- the obligatory explanation for a lack of recent activity -
There is really no good explanation, other than the fact that I have had a rather fluid schedule, with no time set aside for noting down what I have been doing or thinking. Now that I find myself settling down into a good rhythm of things, should be able to keep up better with the blog.
- and now, on to the content -
As I read the latest edition of Sports Illustrated, I came upon an article about soon to be naturalized Russian (naturally born American) "Big Shot" Becky Hammon, a guard for the San Antonio Silver Stars and CSKA Moscow. Her story is not too complicated: she was not selected to the US National team, and took full advantage of a clause in her CSKA Moscow contract that provided a six-figure incentive if she were to play for the Russian national team and medal in the Olympics.

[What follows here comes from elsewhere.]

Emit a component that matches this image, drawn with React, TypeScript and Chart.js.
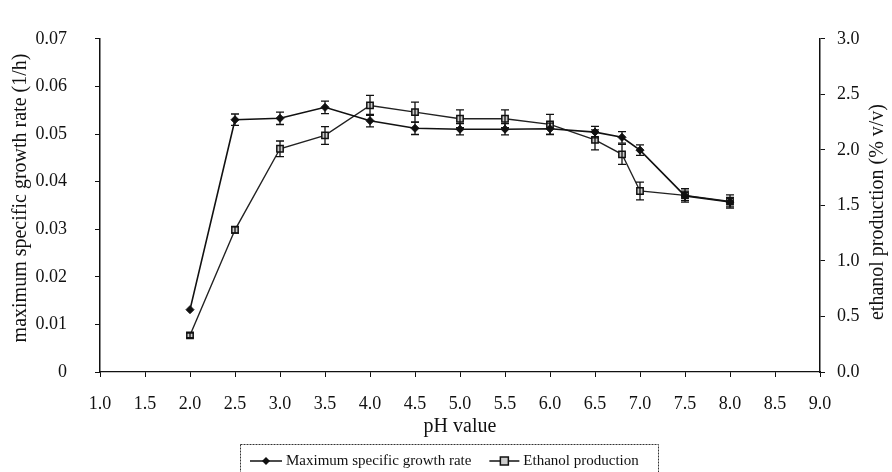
import React, { useEffect, useRef } from "react";
import { Chart, registerables } from "chart.js";
Chart.register(...registerables);

const phValues = [2.0, 2.5, 3.0, 3.5, 4.0, 4.5, 5.0, 5.5, 6.0, 6.5, 6.8, 7.0, 7.5, 8.0];
const growthRate = [0.0131, 0.053, 0.0533, 0.0556, 0.0528, 0.0512, 0.051, 0.051, 0.0511, 0.0504, 0.0493, 0.0466, 0.037, 0.0357];
const growthErr = [0, 0.0012, 0.0013, 0.0013, 0.0013, 0.0013, 0.0012, 0.0012, 0.0012, 0.0012, 0.0012, 0.0011, 0.001, 0.001];
const ethanol = [0.33, 1.28, 2.01, 2.13, 2.4, 2.34, 2.28, 2.28, 2.23, 2.09, 1.96, 1.63, 1.59, 1.535];
const ethanolErr = [0.02, 0.03, 0.07, 0.08, 0.09, 0.09, 0.08, 0.08, 0.09, 0.09, 0.09, 0.08, 0.06, 0.06];
const xTicksMin = 1.0;
const xTicksMax = 9.0;
const seriesNames = ["Maximum specific growth rate", "Ethanol production"];
const xTitle = "pH value";
const yLeftTitle = "maximum specific growth rate (1/h)";
const yRightTitle = "ethanol production (% v/v)";

const FONT = "'Liberation Serif', 'DejaVu Serif', serif";

const overlayPlugin = {
  id: "overlay",
  afterDatasetsDraw(chart: any) {
    const ctx = chart.ctx;
    const xs = chart.scales.x;
    const yl = chart.scales.y;
    const yr = chart.scales.y1;
    ctx.save();
    ctx.strokeStyle = "#111";
    ctx.lineWidth = 1.3;
    const drawErr = (vals: number[], errs: number[], sc: any) => {
      vals.forEach((v, i) => {
        const e = errs[i];
        if (!e) return;
        const px = xs.getPixelForValue(phValues[i]);
        const t = sc.getPixelForValue(v + e);
        const b = sc.getPixelForValue(v - e);
        ctx.beginPath();
        ctx.moveTo(px, t);
        ctx.lineTo(px, b);
        ctx.moveTo(px - 4, t);
        ctx.lineTo(px + 4, t);
        ctx.moveTo(px - 4, b);
        ctx.lineTo(px + 4, b);
        ctx.stroke();
      });
    };
    drawErr(growthRate, growthErr, yl);
    drawErr(ethanol, ethanolErr, yr);
    ctx.restore();
  },
  afterDraw(chart: any) {
    const ctx = chart.ctx;
    const ca = chart.chartArea;
    ctx.save();
    ctx.fillStyle = "#111";
    ctx.textAlign = "center";
    ctx.textBaseline = "middle";
    ctx.font = `20px ${FONT}`;
    ctx.fillText(xTitle, (ca.left + ca.right) / 2, 427);
    ctx.save();
    ctx.translate(21, 198);
    ctx.rotate(-Math.PI / 2);
    ctx.fillText(yLeftTitle, 0, 0);
    ctx.restore();
    ctx.save();
    ctx.translate(878, 212);
    ctx.rotate(-Math.PI / 2);
    ctx.fillText(yRightTitle, 0, 0);
    ctx.restore();

    // legend
    const bx = 240, by = 444, bw = 418, bh = 30;
    ctx.strokeStyle = "#333";
    ctx.lineWidth = 1;
    ctx.setLineDash([2, 1]);
    ctx.strokeRect(bx + 0.5, by + 0.5, bw, bh);
    ctx.setLineDash([]);
    ctx.font = `15px ${FONT}`;
    ctx.textAlign = "left";
    ctx.strokeStyle = "#111";
    const ly = 461;
    // item 1
    ctx.lineWidth = 1.5;
    ctx.beginPath();
    ctx.moveTo(250, ly);
    ctx.lineTo(282, ly);
    ctx.stroke();
    ctx.beginPath();
    ctx.moveTo(266, ly - 4);
    ctx.lineTo(270, ly);
    ctx.lineTo(266, ly + 4);
    ctx.lineTo(262, ly);
    ctx.closePath();
    ctx.fill();
    const t1 = seriesNames[0];
    ctx.fillText(t1, 286, ly);
    const x2 = 286 + ctx.measureText(t1).width + 18;
    // item 2
    ctx.beginPath();
    ctx.moveTo(x2, ly);
    ctx.lineTo(x2 + 30, ly);
    ctx.stroke();
    ctx.fillStyle = "#ccc";
    ctx.fillRect(x2 + 11, ly - 4, 8, 8);
    ctx.strokeRect(x2 + 11, ly - 4, 8, 8);
    ctx.fillStyle = "#111";
    ctx.fillText(seriesNames[1], x2 + 34, ly);
    ctx.restore();
  },
};

export default function App() {
  const ref = useRef<HTMLCanvasElement>(null);
  useEffect(() => {
    if (!ref.current) return;
    const tickFont = { family: FONT, size: 18 };
    const chart = new Chart(ref.current, {
      type: "line",
      data: {
        datasets: [
          {
            label: seriesNames[0],
            data: phValues.map((x, i) => ({ x, y: growthRate[i] })),
            yAxisID: "y",
            borderColor: "#111",
            backgroundColor: "#111",
            borderWidth: 1.6,
            pointStyle: "rectRot",
            pointRadius: 4,
            pointBorderWidth: 1,
            pointBackgroundColor: "#111",
            pointBorderColor: "#111",
          },
          {
            label: seriesNames[1],
            data: phValues.map((x, i) => ({ x, y: ethanol[i] })),
            yAxisID: "y1",
            borderColor: "#222",
            backgroundColor: "#ccc",
            borderWidth: 1.4,
            pointStyle: "rect",
            pointRadius: 4.5,
            pointBorderWidth: 1.5,
            pointBackgroundColor: "#ccc",
            pointBorderColor: "#111",
          },
        ],
      },
      options: {
        responsive: false,
        animation: false,
        layout: { padding: { top: 15, left: 0, right: 0, bottom: 0 } },
        plugins: { legend: { display: false }, tooltip: { enabled: false } },
        scales: {
          x: {
            type: "linear",
            min: xTicksMin,
            max: xTicksMax,
            ticks: {
              stepSize: 0.5,
              color: "#111",
              font: tickFont,
              padding: 16,
              maxRotation: 0,
              autoSkip: false,
              callback: (v: any) => Number(v).toFixed(1),
            },
            grid: { drawOnChartArea: false, color: "#111", tickLength: 5 },
            border: { color: "#111", width: 1.2 },
            afterFit: (s: any) => { s.height = 100; },
          },
          y: {
            type: "linear",
            position: "left",
            min: 0,
            max: 0.07,
            ticks: {
              stepSize: 0.01,
              color: "#111",
              font: tickFont,
              padding: 28,
              callback: (v: any) => (Number(v) === 0 ? "0" : Number(v).toFixed(2)),
            },
            grid: { drawOnChartArea: false, color: "#111", tickLength: 5 },
            border: { color: "#111", width: 1.5 },
            afterFit: (s: any) => { s.width = 100; },
          },
          y1: {
            type: "linear",
            position: "right",
            min: 0,
            max: 3,
            ticks: {
              stepSize: 0.5,
              color: "#111",
              font: tickFont,
              padding: 12,
              callback: (v: any) => Number(v).toFixed(1),
            },
            grid: { drawOnChartArea: false, color: "#111", tickLength: 5 },
            border: { color: "#111", width: 1.5 },
            afterFit: (s: any) => { s.width = 72; },
          },
        },
      },
      plugins: [overlayPlugin],
    });
    return () => chart.destroy();
  }, []);
  return (
    <div style={{ position: "fixed", left: 0, top: 0, width: 892, height: 472, background: "#fff" }}>
      <canvas ref={ref} width={892} height={472} style={{ width: 892, height: 472 }} />
    </div>
  );
}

She is of the mind, as per her quotes in the article, that she is merely fulfilling a life-long dream of playing in the Olympic Games. Hammon rejects the "mercenary" label she has been given by some critics who cite the traitorous nature of playing for a country that for the greater part of the past century was the United States' sporting (and Cold War, for that matter) arch-enemy. The 2007 MVP runner-up "wish[es she were] given the opportunity to turn down two million dollars, to play for [her] country, because [she] would've done it in a second."

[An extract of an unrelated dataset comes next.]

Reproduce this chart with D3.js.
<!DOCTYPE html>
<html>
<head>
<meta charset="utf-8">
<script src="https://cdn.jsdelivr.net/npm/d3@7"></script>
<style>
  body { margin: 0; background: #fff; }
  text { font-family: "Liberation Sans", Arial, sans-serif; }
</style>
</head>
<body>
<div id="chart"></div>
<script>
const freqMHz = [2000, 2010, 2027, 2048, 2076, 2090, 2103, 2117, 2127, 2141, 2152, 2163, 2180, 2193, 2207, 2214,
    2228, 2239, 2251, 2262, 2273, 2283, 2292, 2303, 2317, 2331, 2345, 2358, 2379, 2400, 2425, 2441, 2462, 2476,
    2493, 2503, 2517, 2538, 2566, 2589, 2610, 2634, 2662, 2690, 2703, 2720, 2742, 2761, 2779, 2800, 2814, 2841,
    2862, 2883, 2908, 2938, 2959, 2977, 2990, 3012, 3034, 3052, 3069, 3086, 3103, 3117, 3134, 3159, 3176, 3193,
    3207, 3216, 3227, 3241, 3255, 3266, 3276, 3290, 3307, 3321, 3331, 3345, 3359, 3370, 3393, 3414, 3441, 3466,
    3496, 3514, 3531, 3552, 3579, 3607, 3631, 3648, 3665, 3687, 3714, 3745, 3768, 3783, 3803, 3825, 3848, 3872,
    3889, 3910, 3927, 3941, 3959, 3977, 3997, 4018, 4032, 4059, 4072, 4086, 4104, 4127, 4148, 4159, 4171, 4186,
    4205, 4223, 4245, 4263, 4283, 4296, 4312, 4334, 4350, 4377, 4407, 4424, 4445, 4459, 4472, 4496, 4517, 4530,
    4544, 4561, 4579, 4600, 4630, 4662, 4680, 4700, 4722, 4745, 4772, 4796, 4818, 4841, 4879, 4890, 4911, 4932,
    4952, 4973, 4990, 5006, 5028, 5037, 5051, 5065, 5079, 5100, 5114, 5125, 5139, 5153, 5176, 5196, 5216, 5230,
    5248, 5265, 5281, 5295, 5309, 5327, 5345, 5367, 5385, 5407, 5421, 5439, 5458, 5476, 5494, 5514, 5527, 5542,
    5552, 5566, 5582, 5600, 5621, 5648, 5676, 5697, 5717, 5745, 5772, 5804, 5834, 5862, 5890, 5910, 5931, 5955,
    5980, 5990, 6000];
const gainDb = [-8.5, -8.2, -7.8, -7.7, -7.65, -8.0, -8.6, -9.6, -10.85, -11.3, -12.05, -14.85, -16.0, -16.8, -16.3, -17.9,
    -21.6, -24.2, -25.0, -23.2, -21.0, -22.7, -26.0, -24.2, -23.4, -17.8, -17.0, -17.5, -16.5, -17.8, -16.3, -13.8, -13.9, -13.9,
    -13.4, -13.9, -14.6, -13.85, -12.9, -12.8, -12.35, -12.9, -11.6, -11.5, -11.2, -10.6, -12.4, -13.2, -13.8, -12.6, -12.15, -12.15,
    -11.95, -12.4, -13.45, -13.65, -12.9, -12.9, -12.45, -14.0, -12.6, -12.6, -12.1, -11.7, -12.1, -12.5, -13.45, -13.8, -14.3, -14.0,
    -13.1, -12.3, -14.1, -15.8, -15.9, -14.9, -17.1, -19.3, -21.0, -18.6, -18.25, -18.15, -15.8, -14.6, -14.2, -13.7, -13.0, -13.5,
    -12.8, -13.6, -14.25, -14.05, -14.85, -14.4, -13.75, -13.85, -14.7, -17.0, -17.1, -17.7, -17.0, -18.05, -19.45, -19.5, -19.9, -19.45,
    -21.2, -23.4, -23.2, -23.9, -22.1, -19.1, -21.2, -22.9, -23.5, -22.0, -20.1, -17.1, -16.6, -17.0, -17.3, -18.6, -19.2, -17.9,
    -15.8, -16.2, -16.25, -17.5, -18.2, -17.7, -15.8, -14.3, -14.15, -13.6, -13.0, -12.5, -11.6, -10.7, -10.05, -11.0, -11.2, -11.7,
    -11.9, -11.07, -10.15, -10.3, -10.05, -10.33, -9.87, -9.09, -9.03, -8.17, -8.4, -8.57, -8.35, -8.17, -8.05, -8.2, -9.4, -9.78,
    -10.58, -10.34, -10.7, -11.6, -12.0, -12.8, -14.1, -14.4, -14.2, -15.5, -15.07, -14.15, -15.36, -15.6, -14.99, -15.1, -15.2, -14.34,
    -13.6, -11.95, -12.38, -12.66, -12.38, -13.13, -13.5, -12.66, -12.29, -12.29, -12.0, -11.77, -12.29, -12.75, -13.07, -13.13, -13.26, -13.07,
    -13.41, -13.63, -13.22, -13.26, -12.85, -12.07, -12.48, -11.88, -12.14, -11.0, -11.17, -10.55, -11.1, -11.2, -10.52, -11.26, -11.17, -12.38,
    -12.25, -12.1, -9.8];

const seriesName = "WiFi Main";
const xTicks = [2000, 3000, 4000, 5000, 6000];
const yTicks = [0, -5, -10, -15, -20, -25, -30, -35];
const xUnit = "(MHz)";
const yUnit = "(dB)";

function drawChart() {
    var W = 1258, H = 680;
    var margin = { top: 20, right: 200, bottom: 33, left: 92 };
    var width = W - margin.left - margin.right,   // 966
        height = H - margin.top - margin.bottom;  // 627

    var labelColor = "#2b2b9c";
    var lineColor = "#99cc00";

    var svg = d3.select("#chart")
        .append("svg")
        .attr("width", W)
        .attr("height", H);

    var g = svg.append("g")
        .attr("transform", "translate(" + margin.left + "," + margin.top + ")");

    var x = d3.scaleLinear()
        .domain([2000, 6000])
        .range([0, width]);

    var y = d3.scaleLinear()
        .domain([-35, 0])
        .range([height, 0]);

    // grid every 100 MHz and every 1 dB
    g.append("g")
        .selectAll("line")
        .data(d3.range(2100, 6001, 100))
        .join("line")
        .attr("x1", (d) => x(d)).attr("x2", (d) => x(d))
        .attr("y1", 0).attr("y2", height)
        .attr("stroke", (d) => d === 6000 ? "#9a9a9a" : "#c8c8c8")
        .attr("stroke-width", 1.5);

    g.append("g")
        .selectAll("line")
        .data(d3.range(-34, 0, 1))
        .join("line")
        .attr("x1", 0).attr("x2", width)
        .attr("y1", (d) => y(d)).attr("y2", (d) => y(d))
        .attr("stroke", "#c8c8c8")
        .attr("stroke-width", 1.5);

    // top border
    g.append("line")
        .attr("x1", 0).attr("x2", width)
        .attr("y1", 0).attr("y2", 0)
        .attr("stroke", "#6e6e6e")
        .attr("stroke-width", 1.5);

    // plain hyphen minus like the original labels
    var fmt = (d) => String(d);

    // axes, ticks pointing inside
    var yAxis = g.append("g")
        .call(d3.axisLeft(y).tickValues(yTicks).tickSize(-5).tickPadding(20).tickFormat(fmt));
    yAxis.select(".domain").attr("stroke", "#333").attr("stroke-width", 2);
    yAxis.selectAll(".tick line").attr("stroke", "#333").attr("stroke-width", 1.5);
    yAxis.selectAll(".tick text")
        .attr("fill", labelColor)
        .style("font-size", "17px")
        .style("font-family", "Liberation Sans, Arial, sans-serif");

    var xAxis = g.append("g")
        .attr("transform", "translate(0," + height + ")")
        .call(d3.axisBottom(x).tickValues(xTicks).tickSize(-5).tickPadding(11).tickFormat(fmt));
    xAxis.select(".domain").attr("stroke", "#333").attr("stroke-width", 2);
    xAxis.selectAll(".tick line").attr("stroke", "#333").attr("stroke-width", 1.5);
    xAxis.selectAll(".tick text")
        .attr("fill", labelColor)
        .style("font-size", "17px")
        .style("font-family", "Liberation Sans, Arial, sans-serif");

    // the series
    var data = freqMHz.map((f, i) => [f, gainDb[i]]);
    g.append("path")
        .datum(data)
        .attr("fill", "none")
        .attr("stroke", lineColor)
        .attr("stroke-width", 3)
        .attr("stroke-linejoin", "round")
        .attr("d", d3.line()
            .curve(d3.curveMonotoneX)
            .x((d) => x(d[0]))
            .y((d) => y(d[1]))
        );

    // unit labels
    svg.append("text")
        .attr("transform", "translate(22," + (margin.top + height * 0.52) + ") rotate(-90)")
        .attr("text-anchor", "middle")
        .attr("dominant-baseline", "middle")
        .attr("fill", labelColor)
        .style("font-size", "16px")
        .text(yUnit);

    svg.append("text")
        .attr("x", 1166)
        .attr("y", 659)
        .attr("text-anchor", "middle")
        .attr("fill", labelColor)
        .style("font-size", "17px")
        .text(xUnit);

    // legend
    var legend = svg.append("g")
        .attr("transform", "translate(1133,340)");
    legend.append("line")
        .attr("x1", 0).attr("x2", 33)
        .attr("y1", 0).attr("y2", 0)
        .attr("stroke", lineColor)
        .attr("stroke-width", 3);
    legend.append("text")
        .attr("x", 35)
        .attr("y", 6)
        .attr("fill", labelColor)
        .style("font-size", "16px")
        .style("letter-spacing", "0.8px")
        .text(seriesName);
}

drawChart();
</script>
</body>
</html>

Given the opportunity to turn down money, to play for your country? I'm sorry, but this is not a matter of opporunity. This is a matter of a professional athlete looking to make more money and using the Olympic Games, a once amateur-oreinted competition founded upon the principle world peace and understanding through international sporting competition. Hammon (and her turncoat compatriot J.R. Holden) along with their enablers CSKA Moskow and the Russian government/sporting autorities. I have no problem with professional athletes doing what htey need to do to get the money they are able to earn due to their God-given natural ability and honed talent. But to cite the chance to seize upon the unique opportunity of playing in the Olympics as a reason for playing for a different national team is dishonest at best and ruinous to international competition. Hammon is merely seizing upon a unique opportunity for her wallet.

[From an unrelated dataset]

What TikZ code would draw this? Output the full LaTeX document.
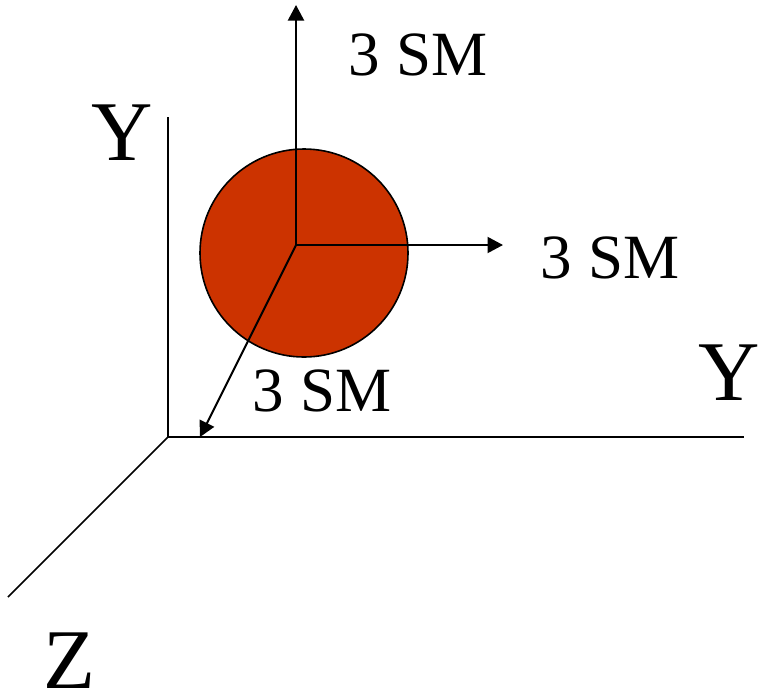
\documentclass[tikz,border=0pt]{standalone}
\usepackage{fontspec}
\usepackage{xcolor}
\usetikzlibrary{arrows.meta}
\setmainfont{Liberation Serif}
\definecolor{ballred}{HTML}{CC3300}
\tikzset{
    axisline/.style={black, line width=1.6pt},
    rangearrow/.style={-{Triangle[length=15.5pt,width=16pt]}, black, line width=2pt},
    biglabel/.style={inner sep=0pt, font=\fontsize{85}{85}\selectfont},
    rangelabel/.style={inner sep=0pt, font=\fontsize{63}{63}\selectfont}
}
\begin{document}
\begin{tikzpicture}[x=1pt,y=-1pt]
    \useasboundingbox (0,0) rectangle (760,697);

    % Ball
    \node[circle, draw=black, fill=ballred, line width=1.6pt, minimum size=208pt, inner sep=0pt] (ball) at (304,253) {};

    % Axes
    \coordinate (origin) at (168,437);
    \coordinate (yend) at (168,117);
    \coordinate (xend) at (744,437);
    \coordinate (zend) at (8,597);
    \draw[axisline] (yend) -- (origin) -- (xend);
    \draw[axisline] (origin) -- (zend);

    % Arrows from centre
    \coordinate (centre) at (296,245);
    \coordinate (uptip) at (296,5);
    \coordinate (righttip) at (503,245);
    \coordinate (downtip) at (200,437);
    \draw[rangearrow] (centre) -- (uptip);
    \draw[rangearrow] (centre) -- (righttip);
    \draw[rangearrow] (centre) -- (downtip);

    % Labels
    \node[biglabel] (ylabel) at (122,132.5) {Y};
    \node[biglabel] (xlabel) at (729.5,372.5) {Y};
    \node[biglabel] (zlabel) at (69,660.5) {Z};
    \node[rangelabel] (uplabel) at (418,55) {3 SM};
    \node[rangelabel] (rightlabel) at (610,258) {3 SM};
    \node[rangelabel] (downlabel) at (322,391) {3 SM};
\end{tikzpicture}
\end{document}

National teams are supposed to be the best of the best from the country they represent. They are not meant to be yet another club team for which any player can suit up. If they are, such hallowed competitions as the Olympics and the FIFA World Cup cease to have any special meaning and become second-rate tournaments to top level club competitions like the UEFA Champions League. International sporting bodies like FIFA and FIBA should clamp down on rules that allow players to be mercenaries and punish clubs like CSKA Moskow that tempt players to switch national allegiance through financial incentives.
And as for Ms. Hammon, I hope she and her Russian "countrywomen" come in a close second to the United States at the Games and that the playing of The Star Spangled Banner arouses in her the deepest of disappointments, too deep for any sum of money to fill.